Your body position in a pile squat is the same as in plie squats, sumo squats or wide-stance barbell squats. The difference between the squats often refers to the piece of resistance equipment used during the exercise. When you perform the pile squat, you hold a single dumbbell. The motion of the dumbbell during the squat resembles that of a pile driver. The plie and sumo squats typically do not use equipment. For a wide-stance barbell squat, you use a barbell for resistance.
Your selection of a dumbbell weight for the pile squat depends on your fitness level. The American Council on Exercise recommends selecting your weight amount for resistance exercises based on a one repetition maximum, or 1RM, percentage -- that is, the heaviest weight you are able to squat with perfect form one time. As a beginner, multiply your 1RM by .60 and use this weight for your pile squat repetitions. As your strength improves, multiply your 1RM by .70 or .80.
To set up for the pile squat, place the dumbbell in a vertical position on the floor, resting on one head of the weight. Align your lower body standing behind the dumbbell. Position your feet slightly wider than shoulder-distance apart. Your toes and knees should face the same direction. To perform the squat, bend your knees, keep your back straight, reach down and grasp the dumbbell with both hands. Keep the dumbbell in a vertical position. Exhale, straighten your legs and stand tall. Inhale, bend your knees -- not beyond a 90-degree angle -- and lower the weight toward the floor. Repeat for your desired number of sets and repetitions. Aim to complete one to three sets of eight to 12 repetitions.

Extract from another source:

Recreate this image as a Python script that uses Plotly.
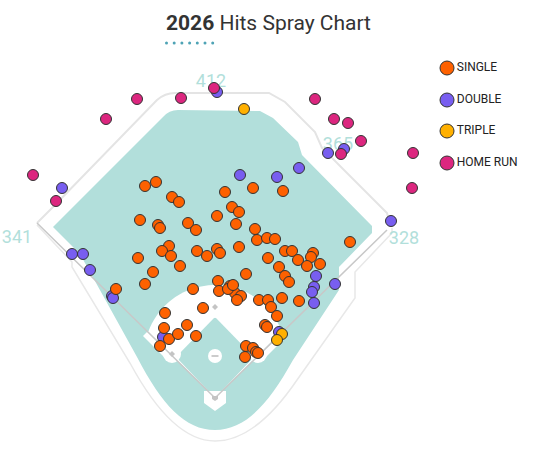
"""2026 hits spray chart drawn over a ballpark outline."""

import numpy as np
import plotly.graph_objects as go

W, H = 536, 458

# hit locations in chart coordinates (x right, y down)
single_x = [145, 156, 172, 179, 225, 253, 232, 239, 217, 236, 140, 158, 160, 188, 196, 255,
            257, 267, 275, 169, 162, 171, 197, 207, 217, 220, 239, 138, 283, 350, 268, 285,
            292, 313, 311, 298, 307, 320, 279, 285, 289, 246, 218, 230, 219, 235, 241, 237,
            228, 259, 268, 282, 299, 271, 277, 265, 267, 246, 253, 256, 245, 203, 116, 180,
            153, 145, 193, 165, 164, 169, 178, 187, 196, 160, 233, 258]
single_y = [186, 182, 197, 202, 192, 188, 207, 212, 216, 224, 220, 225, 228, 223, 230, 229,
            240, 238, 239, 246, 251, 256, 251, 256, 249, 253, 247, 258, 191, 242, 258, 251,
            251, 253, 257, 260, 266, 264, 267, 276, 282, 274, 281, 286, 291, 293, 296, 300,
            289, 300, 300, 298, 301, 307, 316, 325, 327, 346, 348, 352, 357, 308, 289, 266,
            272, 284, 289, 313, 328, 339, 334, 325, 336, 346, 285, 353]

double_x = [217, 62, 240, 277, 299, 328, 344, 391, 72, 83, 90, 112, 113, 163, 316, 335,
            314, 312, 314, 279]
double_y = [92, 188, 175, 177, 168, 153, 149, 221, 254, 254, 270, 296, 298, 337, 276, 284,
            287, 292, 303, 332]

triple_x = [244, 282, 277]
triple_y = [109, 334, 340]

homer_x = [33, 106, 137, 181, 214, 315, 334, 348, 361, 341, 413, 412, 56]
homer_y = [175, 119, 99, 98, 88, 99, 119, 123, 141, 154, 153, 188, 201]

hit_types = ["SINGLE", "DOUBLE", "TRIPLE", "HOME RUN"]
hit_colors = ["#fe6100", "#785ef0", "#ffb000", "#dc267f"]

fence_labels = ["341", "412", "365", "328"]
fence_label_x = [17, 211, 338, 404]
fence_label_y = [238, 82, 145, 239]

GRASS = "#b2dfdb"
OUTLINE = "#333333"


def path(points, close=True):
    s = "M " + " L ".join(f"{x:.1f},{y:.1f}" for x, y in points)
    return s + (" Z" if close else "")


def circle(cx, cy, r, color):
    return dict(type="circle", x0=cx - r, x1=cx + r, y0=cy - r, y1=cy + r,
                fillcolor=color, line=dict(width=0), layer="below")


shapes = []

# outfield + foul territory grass
shapes.append(dict(
    type="path",
    path=("M 53,227 L 163,117 Q 169,110 178,110 L 260,111 L 273,118 L 298,142 L 302,155 "
          "L 372,226 L 372,233 L 339,267 L 339,290 L 293,360 "
          "C 268,405 245,430 215,430 C 185,430 162,405 137,357 L 80,254 Z"),
    fillcolor=GRASS, line=dict(width=0), layer="below"))

# stands outline
shapes.append(dict(
    type="path",
    path=("M 37,225 L 72,262 L 72,267 L 130,363 C 150,400 180,441 215,441 "
          "C 250,441 280,405 297,380 L 355,298 L 355,272 L 392,233 L 392,228"),
    line=dict(color="#e8e8e8", width=1.5), layer="below"))

# outfield fence
shapes.append(dict(
    type="path",
    path=("M 37,223 L 53,207 L 157,100 Q 165,93 175,93 L 269,93 L 285,102 L 315,132 "
          "L 322,148 L 387,213 L 390,226"),
    line=dict(color="#e4e4e4", width=2), layer="below"))

# infield dirt: circle round the mound cut by the foul lines
cx, cy, r = 215, 356, 71
ang = np.linspace(np.radians(-159.7), np.radians(-20.3), 40)
arc = list(zip(cx + r * np.cos(ang), cy + r * np.sin(ang)))
shapes.append(dict(type="path", path=path([(215, 398)] + arc), fillcolor="white",
                   line=dict(width=0), layer="below"))
shapes.append(dict(type="path", path=path([(148, 331), (173, 356), (168, 361), (143, 336)]),
                   fillcolor="white", line=dict(width=0), layer="below"))
shapes.append(dict(type="path", path=path([(282, 331), (257, 356), (262, 361), (287, 336)]),
                   fillcolor="white", line=dict(width=0), layer="below"))

# infield grass and base cut-outs
shapes.append(dict(type="path", path=path([(215, 398), (176, 357), (215, 317), (254, 357)]),
                   fillcolor=GRASS, line=dict(width=0), layer="below"))
shapes.append(circle(215, 308, 10, "white"))
shapes.append(circle(172, 354, 9, "white"))
shapes.append(circle(258, 354, 9, "white"))
shapes.append(dict(type="path", path=path([(204, 391), (226, 391), (226, 403), (215, 411), (204, 403)]),
                   fillcolor="white", line=dict(width=0), layer="below"))

# foul lines
shapes.append(dict(type="path", path="M 37,223 L 215,398 L 387,230",
                   line=dict(color="#c8c8c8", width=1.5), layer="below"))

# bases, plate and mound
for bx, by in [(215, 307), (172, 354), (258, 354)]:
    shapes.append(dict(type="path", path=path([(bx, by - 3), (bx + 3, by), (bx, by + 3), (bx - 3, by)]),
                       fillcolor="#c4c4c4", line=dict(width=0), layer="below"))
shapes.append(dict(type="path", path=path([(212, 396), (218, 396), (218, 399), (215, 401), (212, 399)]),
                   fillcolor="#c4c4c4", line=dict(width=0), layer="below"))
shapes.append(circle(215, 356, 7, "white"))
shapes.append(dict(type="line", x0=211.5, x1=218.5, y0=356, y1=356,
                   line=dict(color="#cccccc", width=2), layer="below"))

# dotted rule under the title
for i in range(7):
    shapes.append(dict(type="circle", x0=165 + i * 7.7, x1=168 + i * 7.7, y0=41.5, y1=44.5,
                       fillcolor="#4ea3b5", line=dict(width=0), layer="above"))

fig = go.Figure()

fig.add_trace(go.Scatter(
    x=fence_label_x, y=fence_label_y, mode="text", text=fence_labels, cliponaxis=False,
    textfont=dict(family="Roboto", size=18, color=GRASS), hoverinfo="skip"))

series = [
    (double_x, double_y, hit_colors[1]),
    (single_x, single_y, hit_colors[0]),
    (triple_x, triple_y, hit_colors[2]),
    (homer_x, homer_y, hit_colors[3]),
]
for xs, ys, color in series:
    fig.add_trace(go.Scatter(
        x=xs, y=ys, mode="markers",
        marker=dict(size=11, color=color, line=dict(color=OUTLINE, width=1)),
        hoverinfo="skip"))

# legend
legend_y = [68, 100, 131, 163]
fig.add_trace(go.Scatter(
    x=[447] * len(hit_types), y=legend_y, mode="markers+text", text=hit_types,
    textposition="middle right", cliponaxis=False,
    marker=dict(size=14, color=hit_colors, line=dict(color=OUTLINE, width=1)),
    textfont=dict(family="Roboto", size=12, color="#222222"), hoverinfo="skip"))

fig.update_layout(
    width=W, height=H,
    margin=dict(l=0, r=0, t=0, b=0),
    paper_bgcolor="white", plot_bgcolor="white",
    showlegend=False,
    shapes=shapes,
    xaxis=dict(range=[0, W], visible=False, fixedrange=True),
    yaxis=dict(range=[H, 0], visible=False, fixedrange=True),
    annotations=[dict(
        text="<b>2026</b> Hits Spray Chart", x=W / 2, y=23, xref="x", yref="y",
        showarrow=False, xanchor="center", yanchor="middle",
        font=dict(family="Roboto", size=21, color="#333333"))],
)

# drop the page's default body margin so the figure sits at the window corner
fig.write_html("out.html", config={"displayModeBar": False},
               post_script="document.body.style.margin = '0px';")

The pile squat strengthens the muscles of your lower body. The main muscles used are your quadriceps, located at the front of your thighs. Your quads contract as you extend your knees and return to a standing position. The secondary muscles used are your hamstrings, calves, glutes and abs.

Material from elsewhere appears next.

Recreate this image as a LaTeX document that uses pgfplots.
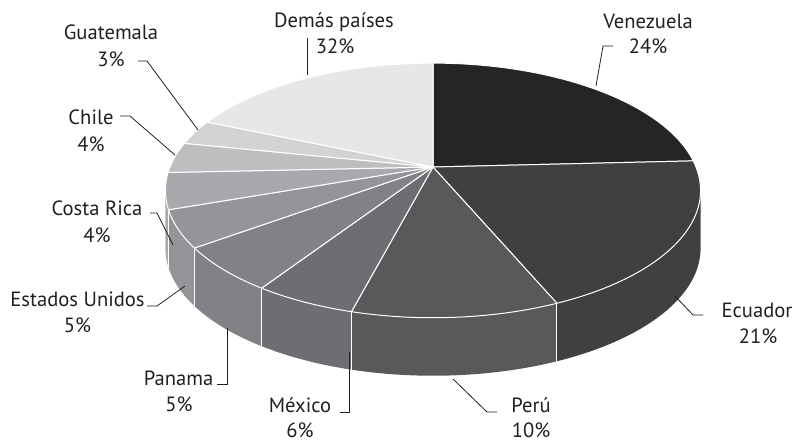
\documentclass[border=0pt]{standalone}
\usepackage{fontspec}
\setmainfont{PT Sans}
\usepackage{pgfplots}
\usepackage{pgfplotstable}
\pgfplotsset{compat=1.18}

\definecolor{cVen}{HTML}{262425}
\definecolor{cEcu}{HTML}{404041}
\definecolor{cPer}{HTML}{58595B}
\definecolor{cMex}{HTML}{6D6E71}
\definecolor{cPan}{HTML}{808285}
\definecolor{cUSA}{HTML}{939598}
\definecolor{cCRi}{HTML}{A7A9AC}
\definecolor{cChi}{HTML}{BCBEC0}
\definecolor{cGua}{HTML}{D1D3D4}
\definecolor{cDem}{HTML}{E6E7E8}
\definecolor{txt}{HTML}{231F20}

% share of the circle as drawn (%), label as printed
\pgfplotstableread{
name share label
Venezuela 24.2 24
Ecuador 19.4 21
Peru 10.5 10
Mexico 5.2 6
Panama 5.7 5
EEUU 4.7 5
CostaRica 4.6 4
Chile 3.9 4
Guatemala 3.2 3
Demas 18.6 32
}\piedata

\def\getshare#1{\pgfplotstablegetelem{#1}{share}\of\piedata}
\def\aA{90}%
\getshare{0}\pgfmathsetmacro\aB{\aA-3.6*\pgfplotsretval}%
\getshare{1}\pgfmathsetmacro\aC{\aB-3.6*\pgfplotsretval}%
\getshare{2}\pgfmathsetmacro\aD{\aC-3.6*\pgfplotsretval}%
\getshare{3}\pgfmathsetmacro\aE{\aD-3.6*\pgfplotsretval}%
\getshare{4}\pgfmathsetmacro\aF{\aE-3.6*\pgfplotsretval}%
\getshare{5}\pgfmathsetmacro\aG{\aF-3.6*\pgfplotsretval}%
\getshare{6}\pgfmathsetmacro\aH{\aG-3.6*\pgfplotsretval}%
\getshare{7}\pgfmathsetmacro\aI{\aH-3.6*\pgfplotsretval}%
\getshare{8}\pgfmathsetmacro\aJ{\aI-3.6*\pgfplotsretval}%
\getshare{9}\pgfmathsetmacro\aK{\aJ-3.6*\pgfplotsretval}%

\newcommand\topslice[3]{%
  \addplot[fill=#3, draw=white, line width=1pt, line join=round,
    domain=#1:#2, samples=90, variable=\t]
    ({px(\t)},{py(\t)}) -- (axis cs:433,167) -- cycle;}
\newcommand\sideslice[3]{%
  \pgfmathsetmacro\slo{max(#1,-169.4)}%
  \pgfmathsetmacro\shi{min(#2,-10.6)}%
  \addplot[fill=#3, draw=none,
    samples at={0,0.025,...,1,1.00001,1.025,...,2}, variable=\t]
    ({px(\slo+(\shi-\slo)*min(\t,2-\t))},
     {py(\slo+(\shi-\slo)*min(\t,2-\t))+58*(\t>1)}) -- cycle;}
\newcommand\sideline[1]{%
  \addplot[white, line width=1pt, domain=0:58, samples=2, variable=\d]
    ({px(#1)},{py(#1)+\d});}

\begin{document}
\begin{tikzpicture}[
  declare function={px(\a)=433+263*cos(\a)/(1+0.184*sin(\a));
                    py(\a)=167-123*sin(\a)/(1+0.184*sin(\a));},
  lbl/.style={anchor=base, text=txt, font=\fontsize{20.6}{24}\selectfont, inner sep=0pt},
  ld/.style={draw=txt, line width=0.8pt}]
\begin{axis}[width=796pt, height=442pt, scale only axis,
  xmin=0, xmax=796, ymin=0, ymax=442, y dir=reverse,
  hide axis, clip=false]
\path (axis cs:0,0) rectangle (axis cs:796,442);
% sides
\sideslice{\aC}{\aB}{cEcu}
\sideslice{\aD}{\aC}{cPer}
\sideslice{\aE}{\aD}{cMex}
\sideslice{\aF}{\aE}{cPan}
\sideslice{\aG}{\aF}{cUSA}
\sideslice{\aH}{\aG}{cCRi}
\sideline{\aC}
\sideline{\aD}
\sideline{\aE}
\sideline{\aF}
\sideline{\aG}
% tops
\topslice{\aB}{\aA}{cVen}
\topslice{\aC}{\aB}{cEcu}
\topslice{\aD}{\aC}{cPer}
\topslice{\aE}{\aD}{cMex}
\topslice{\aF}{\aE}{cPan}
\topslice{\aG}{\aF}{cUSA}
\topslice{\aH}{\aG}{cCRi}
\topslice{\aI}{\aH}{cChi}
\topslice{\aJ}{\aI}{cGua}
\topslice{\aK}{\aJ}{cDem}
% leaders
\draw[ld] (axis cs:596,86) -- (axis cs:603,46) -- (axis cs:613,46);
\draw[ld] (axis cs:307,38) -- (axis cs:307,75);
\draw[ld] (axis cs:138,61) -- (axis cs:147,61) -- (axis cs:198,130);
\draw[ld] (axis cs:120,116) -- (axis cs:130,116) -- (axis cs:175,155);
\draw[ld] (axis cs:150,213) -- (axis cs:157,213) -- (axis cs:173,245);
\draw[ld] (axis cs:147,306) -- (axis cs:157,306) -- (axis cs:185,286);
\draw[ld] (axis cs:217,384) -- (axis cs:227,384) -- (axis cs:227,328);
\draw[ld] (axis cs:340,412) -- (axis cs:349,412) -- (axis cs:349,352);
\draw[ld] (axis cs:453,379) -- (axis cs:487,412) -- (axis cs:497,412);
\draw[ld] (axis cs:675,296) -- (axis cs:693,315) -- (axis cs:703,315);
% labels
\node[lbl] at (axis cs:648,28) {Venezuela};
\node[lbl] at (axis cs:648,53) {24\%};
\node[lbl] at (axis cs:334,27) {Demás países};
\node[lbl] at (axis cs:335,53) {32\%};
\node[lbl] at (axis cs:111,39) {Guatemala};
\node[lbl] at (axis cs:111,66) {3\%};
\node[lbl] at (axis cs:91,124) {Chile};
\node[lbl] at (axis cs:91,151) {4\%};
\node[lbl] at (axis cs:97,215) {Costa Rica};
\node[lbl] at (axis cs:97,242) {4\%};
\node[lbl] at (axis cs:77.5,306) {Estados Unidos};
\node[lbl] at (axis cs:77.5,332) {5\%};
\node[lbl] at (axis cs:178.5,385) {Panama};
\node[lbl] at (axis cs:179,411) {5\%};
\node[lbl] at (axis cs:300,412) {México};
\node[lbl] at (axis cs:300,437) {6\%};
\node[lbl] at (axis cs:531,412) {Perú};
\node[lbl] at (axis cs:531,437) {10\%};
\node[lbl] at (axis cs:757,317) {Ecuador};
\node[lbl] at (axis cs:758,343) {21\%};
\end{axis}
\end{tikzpicture}
\end{document}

The pile squat is effective if you can achieve proper form and a complete range of motion. A lack of flexibility in the ankles will affect your form. To correct this, stand with your heels on two small blocks. The floor may limit your range of motion. If you still cannot reach a 90-degree bend in your knees using the blocks, stand with each foot on a separate platform. Aerobic steps work well and allow the dumbbell to go down beyond your feet. Whichever option you choose, plan to add the pile squat into your workout routine one to two days a week. Allow one or two days of rest between your leg workouts. Always check with your doctor before beginning a strength training routine.